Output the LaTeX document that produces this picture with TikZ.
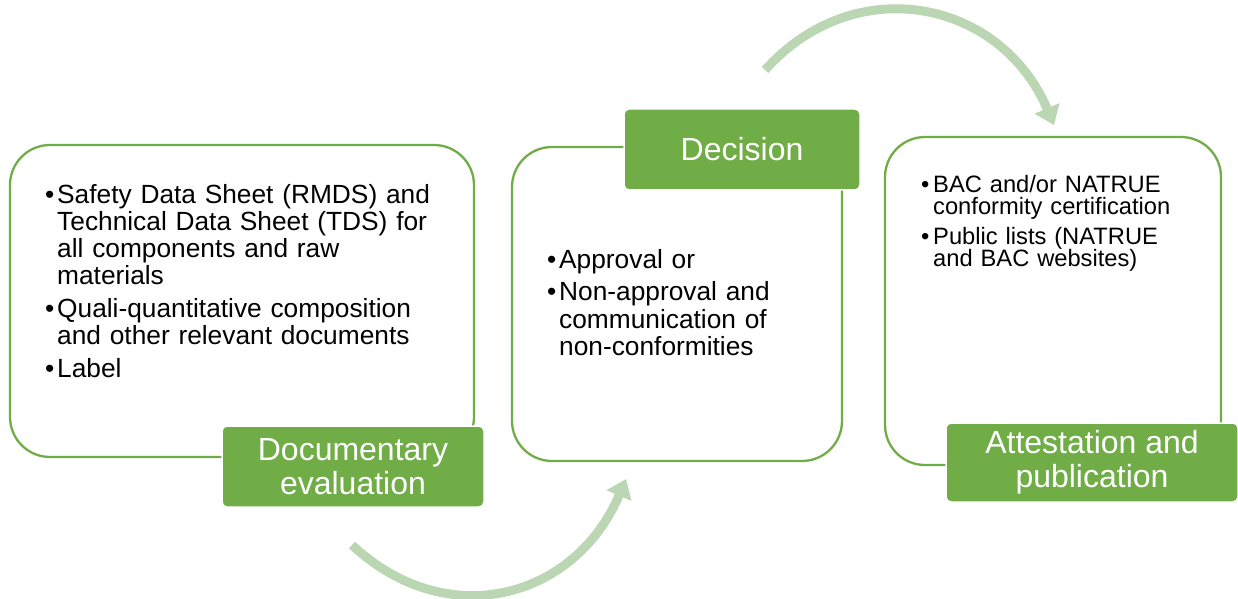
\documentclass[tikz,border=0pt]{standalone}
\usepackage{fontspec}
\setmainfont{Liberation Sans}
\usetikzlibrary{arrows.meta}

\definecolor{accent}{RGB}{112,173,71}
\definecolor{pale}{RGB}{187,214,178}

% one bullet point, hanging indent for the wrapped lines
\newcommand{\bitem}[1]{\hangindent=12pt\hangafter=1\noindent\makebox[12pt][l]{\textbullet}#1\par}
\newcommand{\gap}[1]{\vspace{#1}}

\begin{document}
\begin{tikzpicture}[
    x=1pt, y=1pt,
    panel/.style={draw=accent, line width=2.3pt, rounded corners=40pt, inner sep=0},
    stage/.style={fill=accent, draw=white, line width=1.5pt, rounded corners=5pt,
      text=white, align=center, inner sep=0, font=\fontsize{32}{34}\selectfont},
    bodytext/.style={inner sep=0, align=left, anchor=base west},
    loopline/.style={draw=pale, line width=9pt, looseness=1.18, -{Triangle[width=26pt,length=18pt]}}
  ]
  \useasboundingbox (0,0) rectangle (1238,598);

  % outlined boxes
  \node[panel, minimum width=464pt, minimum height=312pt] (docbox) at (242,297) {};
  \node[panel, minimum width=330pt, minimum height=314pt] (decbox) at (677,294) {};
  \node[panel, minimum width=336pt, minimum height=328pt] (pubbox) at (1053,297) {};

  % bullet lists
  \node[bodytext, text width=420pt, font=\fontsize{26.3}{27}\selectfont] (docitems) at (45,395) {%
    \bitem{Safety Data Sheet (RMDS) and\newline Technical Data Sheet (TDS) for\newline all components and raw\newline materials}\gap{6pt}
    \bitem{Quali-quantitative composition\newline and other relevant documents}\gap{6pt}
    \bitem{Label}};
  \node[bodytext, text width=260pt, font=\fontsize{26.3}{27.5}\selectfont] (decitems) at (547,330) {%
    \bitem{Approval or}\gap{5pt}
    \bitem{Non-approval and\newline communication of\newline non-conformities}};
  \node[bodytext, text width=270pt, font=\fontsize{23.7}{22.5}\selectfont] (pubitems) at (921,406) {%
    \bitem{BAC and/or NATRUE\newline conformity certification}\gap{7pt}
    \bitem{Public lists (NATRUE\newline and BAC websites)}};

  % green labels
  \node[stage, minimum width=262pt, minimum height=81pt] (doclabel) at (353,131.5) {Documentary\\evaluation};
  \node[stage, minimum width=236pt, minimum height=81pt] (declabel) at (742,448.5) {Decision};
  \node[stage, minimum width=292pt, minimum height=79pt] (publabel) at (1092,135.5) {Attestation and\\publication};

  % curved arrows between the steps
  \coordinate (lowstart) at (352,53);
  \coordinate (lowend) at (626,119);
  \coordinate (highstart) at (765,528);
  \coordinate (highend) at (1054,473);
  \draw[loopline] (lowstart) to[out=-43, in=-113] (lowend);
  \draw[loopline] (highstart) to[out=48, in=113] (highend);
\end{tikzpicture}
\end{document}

────────

Do this :: Are you able to set down all the lines above exactly, without any pictures?

Written response ::
Output the LaTeX document that produces this picture with TikZ.
\documentclass[tikz,border=0pt]{standalone}
\usepackage{fontspec}
\setmainfont{Liberation Sans}
\usetikzlibrary{arrows.meta}

\definecolor{accent}{RGB}{112,173,71}
\definecolor{pale}{RGB}{187,214,178}

% one bullet point, hanging indent for the wrapped lines
\newcommand{\bitem}[1]{\hangindent=12pt\hangafter=1\noindent\makebox[12pt][l]{\textbullet}#1\par}
\newcommand{\gap}[1]{\vspace{#1}}

\begin{document}
\begin{tikzpicture}[
    x=1pt, y=1pt,
    panel/.style={draw=accent, line width=2.3pt, rounded corners=40pt, inner sep=0},
    stage/.style={fill=accent, draw=white, line width=1.5pt, rounded corners=5pt,
      text=white, align=center, inner sep=0, font=\fontsize{32}{34}\selectfont},
    bodytext/.style={inner sep=0, align=left, anchor=base west},
    loopline/.style={draw=pale, line width=9pt, looseness=1.18, -{Triangle[width=26pt,length=18pt]}}
  ]
  \useasboundingbox (0,0) rectangle (1238,598);

  % outlined boxes
  \node[panel, minimum width=464pt, minimum height=312pt] (docbox) at (242,297) {};
  \node[panel, minimum width=330pt, minimum height=314pt] (decbox) at (677,294) {};
  \node[panel, minimum width=336pt, minimum height=328pt] (pubbox) at (1053,297) {};

  % bullet lists
  \node[bodytext, text width=420pt, font=\fontsize{26.3}{27}\selectfont] (docitems) at (45,395) {%
    \bitem{Safety Data Sheet (RMDS) and\newline Technical Data Sheet (TDS) for\newline all components and raw\newline materials}\gap{6pt}
    \bitem{Quali-quantitative composition\newline and other relevant documents}\gap{6pt}
    \bitem{Label}};
  \node[bodytext, text width=260pt, font=\fontsize{26.3}{27.5}\selectfont] (decitems) at (547,330) {%
    \bitem{Approval or}\gap{5pt}
    \bitem{Non-approval and\newline communication of\newline non-conformities}};
  \node[bodytext, text width=270pt, font=\fontsize{23.7}{22.5}\selectfont] (pubitems) at (921,406) {%
    \bitem{BAC and/or NATRUE\newline conformity certification}\gap{7pt}
    \bitem{Public lists (NATRUE\newline and BAC websites)}};

  % green labels
  \node[stage, minimum width=262pt, minimum height=81pt] (doclabel) at (353,131.5) {Documentary\\evaluation};
  \node[stage, minimum width=236pt, minimum height=81pt] (declabel) at (742,448.5) {Decision};
  \node[stage, minimum width=292pt, minimum height=79pt] (publabel) at (1092,135.5) {Attestation and\\publication};

  % curved arrows between the steps
  \coordinate (lowstart) at (352,53);
  \coordinate (lowend) at (626,119);
  \coordinate (highstart) at (765,528);
  \coordinate (highend) at (1054,473);
  \draw[loopline] (lowstart) to[out=-43, in=-113] (lowend);
  \draw[loopline] (highstart) to[out=48, in=113] (highend);
\end{tikzpicture}
\end{document}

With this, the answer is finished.